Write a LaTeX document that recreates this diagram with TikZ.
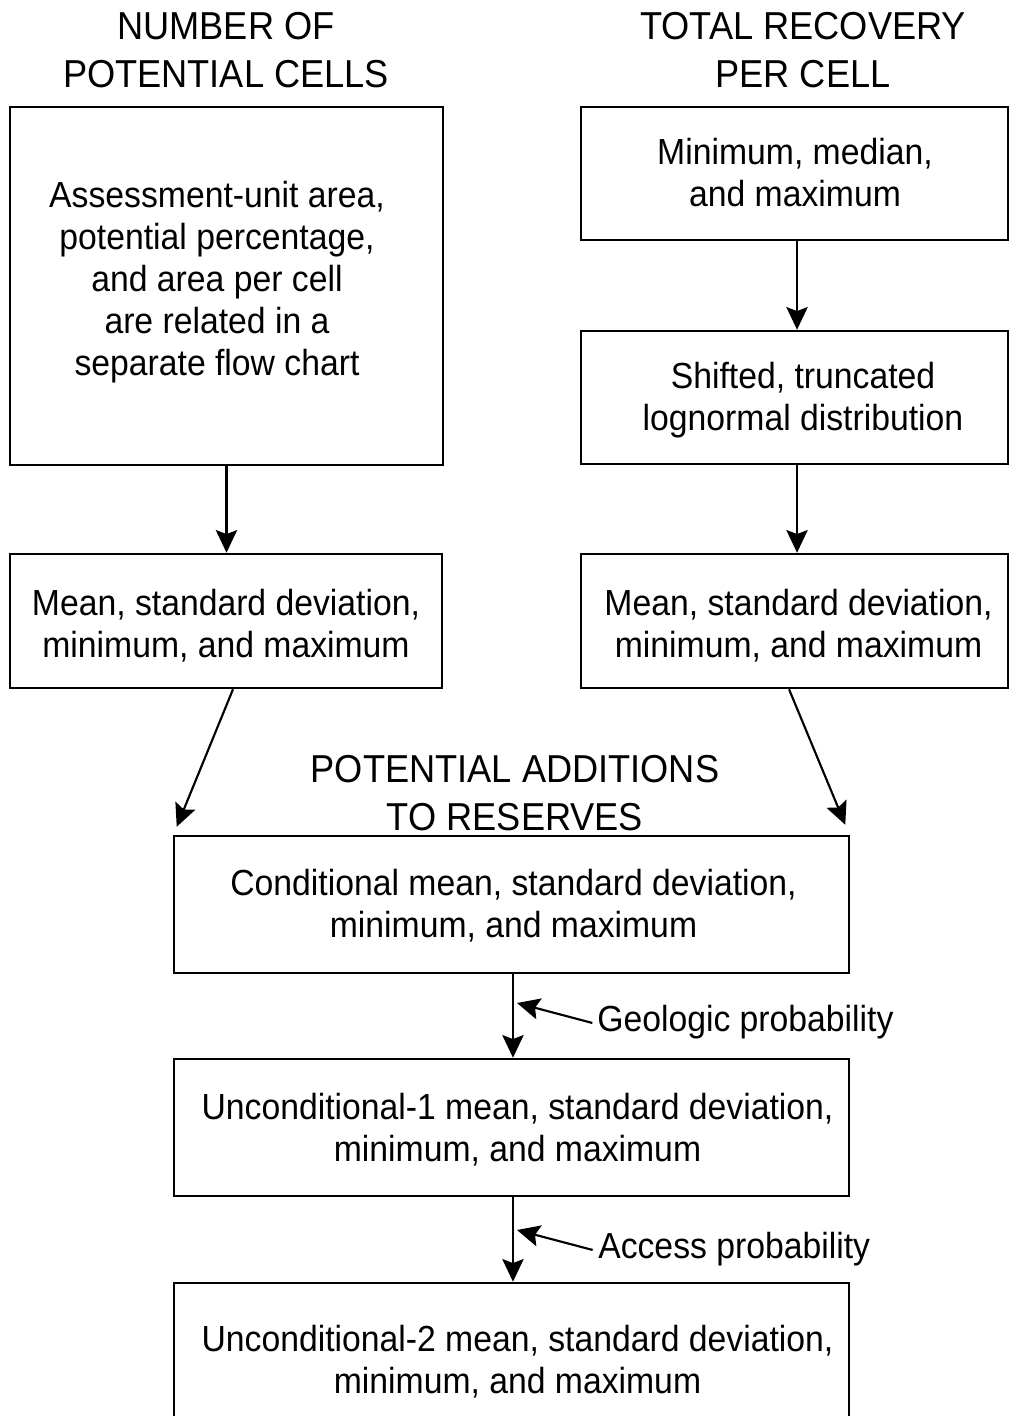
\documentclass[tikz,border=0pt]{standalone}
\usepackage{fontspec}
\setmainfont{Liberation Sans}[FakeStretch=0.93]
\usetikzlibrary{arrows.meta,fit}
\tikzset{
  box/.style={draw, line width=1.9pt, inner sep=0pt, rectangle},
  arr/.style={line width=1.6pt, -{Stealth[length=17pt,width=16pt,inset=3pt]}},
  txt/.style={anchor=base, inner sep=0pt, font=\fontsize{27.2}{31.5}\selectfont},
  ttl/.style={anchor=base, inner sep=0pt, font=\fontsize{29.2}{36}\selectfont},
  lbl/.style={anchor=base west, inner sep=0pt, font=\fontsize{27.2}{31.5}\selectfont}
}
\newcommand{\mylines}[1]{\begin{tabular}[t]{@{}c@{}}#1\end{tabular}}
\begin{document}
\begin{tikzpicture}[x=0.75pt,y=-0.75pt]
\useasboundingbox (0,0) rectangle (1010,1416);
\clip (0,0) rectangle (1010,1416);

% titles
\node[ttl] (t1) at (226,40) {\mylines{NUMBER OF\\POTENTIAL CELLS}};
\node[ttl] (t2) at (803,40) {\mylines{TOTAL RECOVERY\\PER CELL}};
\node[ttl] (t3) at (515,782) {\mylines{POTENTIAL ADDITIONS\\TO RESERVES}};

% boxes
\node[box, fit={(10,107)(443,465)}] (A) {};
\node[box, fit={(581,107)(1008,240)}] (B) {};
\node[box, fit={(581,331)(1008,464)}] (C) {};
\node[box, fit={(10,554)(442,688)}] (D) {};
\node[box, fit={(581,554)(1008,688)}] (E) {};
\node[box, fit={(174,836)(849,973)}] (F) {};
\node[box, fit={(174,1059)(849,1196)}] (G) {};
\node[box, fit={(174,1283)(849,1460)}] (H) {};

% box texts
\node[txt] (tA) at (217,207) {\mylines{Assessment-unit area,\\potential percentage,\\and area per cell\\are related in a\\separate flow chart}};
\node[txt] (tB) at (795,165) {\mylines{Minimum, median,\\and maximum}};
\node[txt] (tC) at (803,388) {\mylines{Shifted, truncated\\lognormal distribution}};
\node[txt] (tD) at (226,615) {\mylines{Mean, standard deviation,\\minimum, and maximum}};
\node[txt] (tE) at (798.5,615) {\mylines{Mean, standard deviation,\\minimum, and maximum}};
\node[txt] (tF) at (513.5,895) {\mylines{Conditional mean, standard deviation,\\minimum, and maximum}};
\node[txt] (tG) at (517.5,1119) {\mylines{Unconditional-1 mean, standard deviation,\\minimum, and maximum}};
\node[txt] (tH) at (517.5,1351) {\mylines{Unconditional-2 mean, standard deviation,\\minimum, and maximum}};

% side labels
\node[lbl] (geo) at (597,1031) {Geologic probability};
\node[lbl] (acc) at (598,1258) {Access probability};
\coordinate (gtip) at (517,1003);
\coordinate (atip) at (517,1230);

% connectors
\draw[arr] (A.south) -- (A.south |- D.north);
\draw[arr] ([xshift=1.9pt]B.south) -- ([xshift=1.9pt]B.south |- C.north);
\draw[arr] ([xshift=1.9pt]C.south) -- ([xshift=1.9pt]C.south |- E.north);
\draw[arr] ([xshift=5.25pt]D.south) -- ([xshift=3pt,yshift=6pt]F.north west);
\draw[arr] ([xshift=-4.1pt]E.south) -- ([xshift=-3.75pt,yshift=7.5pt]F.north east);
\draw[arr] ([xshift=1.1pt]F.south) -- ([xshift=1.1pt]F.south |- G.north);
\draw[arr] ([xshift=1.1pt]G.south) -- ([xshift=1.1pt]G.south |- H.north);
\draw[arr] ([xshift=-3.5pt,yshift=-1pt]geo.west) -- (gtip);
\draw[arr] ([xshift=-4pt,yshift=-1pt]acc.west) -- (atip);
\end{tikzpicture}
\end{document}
=====
TASK DESCRIPTION:
Omit every picture while copying the listing above exactly.

SOLVED EXERCISE:
Write a LaTeX document that recreates this diagram with TikZ.
\documentclass[tikz,border=0pt]{standalone}
\usepackage{fontspec}
\setmainfont{Liberation Sans}[FakeStretch=0.93]
\usetikzlibrary{arrows.meta,fit}
\tikzset{
  box/.style={draw, line width=1.9pt, inner sep=0pt, rectangle},
  arr/.style={line width=1.6pt, -{Stealth[length=17pt,width=16pt,inset=3pt]}},
  txt/.style={anchor=base, inner sep=0pt, font=\fontsize{27.2}{31.5}\selectfont},
  ttl/.style={anchor=base, inner sep=0pt, font=\fontsize{29.2}{36}\selectfont},
  lbl/.style={anchor=base west, inner sep=0pt, font=\fontsize{27.2}{31.5}\selectfont}
}
\newcommand{\mylines}[1]{\begin{tabular}[t]{@{}c@{}}#1\end{tabular}}
\begin{document}
\begin{tikzpicture}[x=0.75pt,y=-0.75pt]
\useasboundingbox (0,0) rectangle (1010,1416);
\clip (0,0) rectangle (1010,1416);

% titles
\node[ttl] (t1) at (226,40) {\mylines{NUMBER OF\\POTENTIAL CELLS}};
\node[ttl] (t2) at (803,40) {\mylines{TOTAL RECOVERY\\PER CELL}};
\node[ttl] (t3) at (515,782) {\mylines{POTENTIAL ADDITIONS\\TO RESERVES}};

% boxes
\node[box, fit={(10,107)(443,465)}] (A) {};
\node[box, fit={(581,107)(1008,240)}] (B) {};
\node[box, fit={(581,331)(1008,464)}] (C) {};
\node[box, fit={(10,554)(442,688)}] (D) {};
\node[box, fit={(581,554)(1008,688)}] (E) {};
\node[box, fit={(174,836)(849,973)}] (F) {};
\node[box, fit={(174,1059)(849,1196)}] (G) {};
\node[box, fit={(174,1283)(849,1460)}] (H) {};

% box texts
\node[txt] (tA) at (217,207) {\mylines{Assessment-unit area,\\potential percentage,\\and area per cell\\are related in a\\separate flow chart}};
\node[txt] (tB) at (795,165) {\mylines{Minimum, median,\\and maximum}};
\node[txt] (tC) at (803,388) {\mylines{Shifted, truncated\\lognormal distribution}};
\node[txt] (tD) at (226,615) {\mylines{Mean, standard deviation,\\minimum, and maximum}};
\node[txt] (tE) at (798.5,615) {\mylines{Mean, standard deviation,\\minimum, and maximum}};
\node[txt] (tF) at (513.5,895) {\mylines{Conditional mean, standard deviation,\\minimum, and maximum}};
\node[txt] (tG) at (517.5,1119) {\mylines{Unconditional-1 mean, standard deviation,\\minimum, and maximum}};
\node[txt] (tH) at (517.5,1351) {\mylines{Unconditional-2 mean, standard deviation,\\minimum, and maximum}};

% side labels
\node[lbl] (geo) at (597,1031) {Geologic probability};
\node[lbl] (acc) at (598,1258) {Access probability};
\coordinate (gtip) at (517,1003);
\coordinate (atip) at (517,1230);

% connectors
\draw[arr] (A.south) -- (A.south |- D.north);
\draw[arr] ([xshift=1.9pt]B.south) -- ([xshift=1.9pt]B.south |- C.north);
\draw[arr] ([xshift=1.9pt]C.south) -- ([xshift=1.9pt]C.south |- E.north);
\draw[arr] ([xshift=5.25pt]D.south) -- ([xshift=3pt,yshift=6pt]F.north west);
\draw[arr] ([xshift=-4.1pt]E.south) -- ([xshift=-3.75pt,yshift=7.5pt]F.north east);
\draw[arr] ([xshift=1.1pt]F.south) -- ([xshift=1.1pt]F.south |- G.north);
\draw[arr] ([xshift=1.1pt]G.south) -- ([xshift=1.1pt]G.south |- H.north);
\draw[arr] ([xshift=-3.5pt,yshift=-1pt]geo.west) -- (gtip);
\draw[arr] ([xshift=-4pt,yshift=-1pt]acc.west) -- (atip);
\end{tikzpicture}
\end{document}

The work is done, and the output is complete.